The exercise
Your task is to copy every line of this material exactly.

Raw data
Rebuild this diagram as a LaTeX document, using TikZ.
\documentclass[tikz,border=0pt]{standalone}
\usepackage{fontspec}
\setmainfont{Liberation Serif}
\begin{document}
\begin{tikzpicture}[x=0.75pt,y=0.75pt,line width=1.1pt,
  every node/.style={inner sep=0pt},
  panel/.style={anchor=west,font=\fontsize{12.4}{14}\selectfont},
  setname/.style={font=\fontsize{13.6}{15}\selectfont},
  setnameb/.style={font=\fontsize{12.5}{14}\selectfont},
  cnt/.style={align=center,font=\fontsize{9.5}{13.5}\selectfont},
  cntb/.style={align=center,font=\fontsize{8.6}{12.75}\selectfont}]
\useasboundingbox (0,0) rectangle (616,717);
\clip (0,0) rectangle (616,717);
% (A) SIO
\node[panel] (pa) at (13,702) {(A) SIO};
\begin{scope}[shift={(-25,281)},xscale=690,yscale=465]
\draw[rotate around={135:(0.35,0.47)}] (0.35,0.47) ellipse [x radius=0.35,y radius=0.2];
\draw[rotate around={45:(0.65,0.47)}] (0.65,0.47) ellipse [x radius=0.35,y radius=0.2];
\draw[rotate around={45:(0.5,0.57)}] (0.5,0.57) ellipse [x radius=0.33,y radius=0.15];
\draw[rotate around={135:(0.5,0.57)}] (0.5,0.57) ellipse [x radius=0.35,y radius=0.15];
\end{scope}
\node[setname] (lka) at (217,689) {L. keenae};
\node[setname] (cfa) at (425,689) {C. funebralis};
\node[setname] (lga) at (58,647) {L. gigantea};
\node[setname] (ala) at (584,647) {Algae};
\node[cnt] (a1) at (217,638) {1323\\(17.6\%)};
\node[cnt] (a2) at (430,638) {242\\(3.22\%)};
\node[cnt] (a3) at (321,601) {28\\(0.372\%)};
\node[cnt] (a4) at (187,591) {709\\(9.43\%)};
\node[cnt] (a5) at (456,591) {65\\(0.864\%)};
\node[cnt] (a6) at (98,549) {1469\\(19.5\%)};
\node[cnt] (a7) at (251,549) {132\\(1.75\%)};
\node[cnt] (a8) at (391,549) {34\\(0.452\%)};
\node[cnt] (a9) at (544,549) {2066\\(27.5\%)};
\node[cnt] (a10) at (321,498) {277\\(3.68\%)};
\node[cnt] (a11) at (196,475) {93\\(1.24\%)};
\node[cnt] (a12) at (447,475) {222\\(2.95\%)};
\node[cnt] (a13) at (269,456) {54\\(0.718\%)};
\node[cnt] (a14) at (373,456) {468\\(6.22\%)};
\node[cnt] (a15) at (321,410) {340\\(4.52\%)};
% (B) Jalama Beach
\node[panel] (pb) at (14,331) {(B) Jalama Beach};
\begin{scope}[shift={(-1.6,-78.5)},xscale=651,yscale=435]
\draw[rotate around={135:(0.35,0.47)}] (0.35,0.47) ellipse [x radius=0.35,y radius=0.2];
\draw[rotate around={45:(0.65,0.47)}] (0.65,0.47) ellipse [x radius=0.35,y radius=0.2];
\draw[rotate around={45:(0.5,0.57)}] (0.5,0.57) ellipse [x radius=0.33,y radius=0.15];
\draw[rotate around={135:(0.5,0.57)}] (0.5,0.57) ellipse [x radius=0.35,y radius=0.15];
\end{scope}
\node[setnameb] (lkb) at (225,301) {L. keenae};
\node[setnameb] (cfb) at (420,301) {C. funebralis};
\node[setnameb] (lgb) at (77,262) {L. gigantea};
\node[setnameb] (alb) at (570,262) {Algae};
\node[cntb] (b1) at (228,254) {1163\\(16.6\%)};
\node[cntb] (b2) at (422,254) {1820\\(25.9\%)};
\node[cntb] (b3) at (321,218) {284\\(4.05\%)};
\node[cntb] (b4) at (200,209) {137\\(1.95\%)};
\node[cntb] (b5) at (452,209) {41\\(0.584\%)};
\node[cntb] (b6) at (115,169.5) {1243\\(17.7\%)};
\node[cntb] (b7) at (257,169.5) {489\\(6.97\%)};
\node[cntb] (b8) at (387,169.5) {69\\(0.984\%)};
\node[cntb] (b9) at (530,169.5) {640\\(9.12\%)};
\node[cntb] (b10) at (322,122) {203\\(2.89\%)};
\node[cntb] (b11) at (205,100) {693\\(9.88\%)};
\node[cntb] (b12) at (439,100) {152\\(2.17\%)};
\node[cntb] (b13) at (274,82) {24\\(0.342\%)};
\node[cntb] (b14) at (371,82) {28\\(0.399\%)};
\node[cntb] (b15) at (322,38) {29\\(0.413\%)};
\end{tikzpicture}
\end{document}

Result of this task
Rebuild this diagram as a LaTeX document, using TikZ.
\documentclass[tikz,border=0pt]{standalone}
\usepackage{fontspec}
\setmainfont{Liberation Serif}
\begin{document}
\begin{tikzpicture}[x=0.75pt,y=0.75pt,line width=1.1pt,
  every node/.style={inner sep=0pt},
  panel/.style={anchor=west,font=\fontsize{12.4}{14}\selectfont},
  setname/.style={font=\fontsize{13.6}{15}\selectfont},
  setnameb/.style={font=\fontsize{12.5}{14}\selectfont},
  cnt/.style={align=center,font=\fontsize{9.5}{13.5}\selectfont},
  cntb/.style={align=center,font=\fontsize{8.6}{12.75}\selectfont}]
\useasboundingbox (0,0) rectangle (616,717);
\clip (0,0) rectangle (616,717);
% (A) SIO
\node[panel] (pa) at (13,702) {(A) SIO};
\begin{scope}[shift={(-25,281)},xscale=690,yscale=465]
\draw[rotate around={135:(0.35,0.47)}] (0.35,0.47) ellipse [x radius=0.35,y radius=0.2];
\draw[rotate around={45:(0.65,0.47)}] (0.65,0.47) ellipse [x radius=0.35,y radius=0.2];
\draw[rotate around={45:(0.5,0.57)}] (0.5,0.57) ellipse [x radius=0.33,y radius=0.15];
\draw[rotate around={135:(0.5,0.57)}] (0.5,0.57) ellipse [x radius=0.35,y radius=0.15];
\end{scope}
\node[setname] (lka) at (217,689) {L. keenae};
\node[setname] (cfa) at (425,689) {C. funebralis};
\node[setname] (lga) at (58,647) {L. gigantea};
\node[setname] (ala) at (584,647) {Algae};
\node[cnt] (a1) at (217,638) {1323\\(17.6\%)};
\node[cnt] (a2) at (430,638) {242\\(3.22\%)};
\node[cnt] (a3) at (321,601) {28\\(0.372\%)};
\node[cnt] (a4) at (187,591) {709\\(9.43\%)};
\node[cnt] (a5) at (456,591) {65\\(0.864\%)};
\node[cnt] (a6) at (98,549) {1469\\(19.5\%)};
\node[cnt] (a7) at (251,549) {132\\(1.75\%)};
\node[cnt] (a8) at (391,549) {34\\(0.452\%)};
\node[cnt] (a9) at (544,549) {2066\\(27.5\%)};
\node[cnt] (a10) at (321,498) {277\\(3.68\%)};
\node[cnt] (a11) at (196,475) {93\\(1.24\%)};
\node[cnt] (a12) at (447,475) {222\\(2.95\%)};
\node[cnt] (a13) at (269,456) {54\\(0.718\%)};
\node[cnt] (a14) at (373,456) {468\\(6.22\%)};
\node[cnt] (a15) at (321,410) {340\\(4.52\%)};
% (B) Jalama Beach
\node[panel] (pb) at (14,331) {(B) Jalama Beach};
\begin{scope}[shift={(-1.6,-78.5)},xscale=651,yscale=435]
\draw[rotate around={135:(0.35,0.47)}] (0.35,0.47) ellipse [x radius=0.35,y radius=0.2];
\draw[rotate around={45:(0.65,0.47)}] (0.65,0.47) ellipse [x radius=0.35,y radius=0.2];
\draw[rotate around={45:(0.5,0.57)}] (0.5,0.57) ellipse [x radius=0.33,y radius=0.15];
\draw[rotate around={135:(0.5,0.57)}] (0.5,0.57) ellipse [x radius=0.35,y radius=0.15];
\end{scope}
\node[setnameb] (lkb) at (225,301) {L. keenae};
\node[setnameb] (cfb) at (420,301) {C. funebralis};
\node[setnameb] (lgb) at (77,262) {L. gigantea};
\node[setnameb] (alb) at (570,262) {Algae};
\node[cntb] (b1) at (228,254) {1163\\(16.6\%)};
\node[cntb] (b2) at (422,254) {1820\\(25.9\%)};
\node[cntb] (b3) at (321,218) {284\\(4.05\%)};
\node[cntb] (b4) at (200,209) {137\\(1.95\%)};
\node[cntb] (b5) at (452,209) {41\\(0.584\%)};
\node[cntb] (b6) at (115,169.5) {1243\\(17.7\%)};
\node[cntb] (b7) at (257,169.5) {489\\(6.97\%)};
\node[cntb] (b8) at (387,169.5) {69\\(0.984\%)};
\node[cntb] (b9) at (530,169.5) {640\\(9.12\%)};
\node[cntb] (b10) at (322,122) {203\\(2.89\%)};
\node[cntb] (b11) at (205,100) {693\\(9.88\%)};
\node[cntb] (b12) at (439,100) {152\\(2.17\%)};
\node[cntb] (b13) at (274,82) {24\\(0.342\%)};
\node[cntb] (b14) at (371,82) {28\\(0.399\%)};
\node[cntb] (b15) at (322,38) {29\\(0.413\%)};
\end{tikzpicture}
\end{document}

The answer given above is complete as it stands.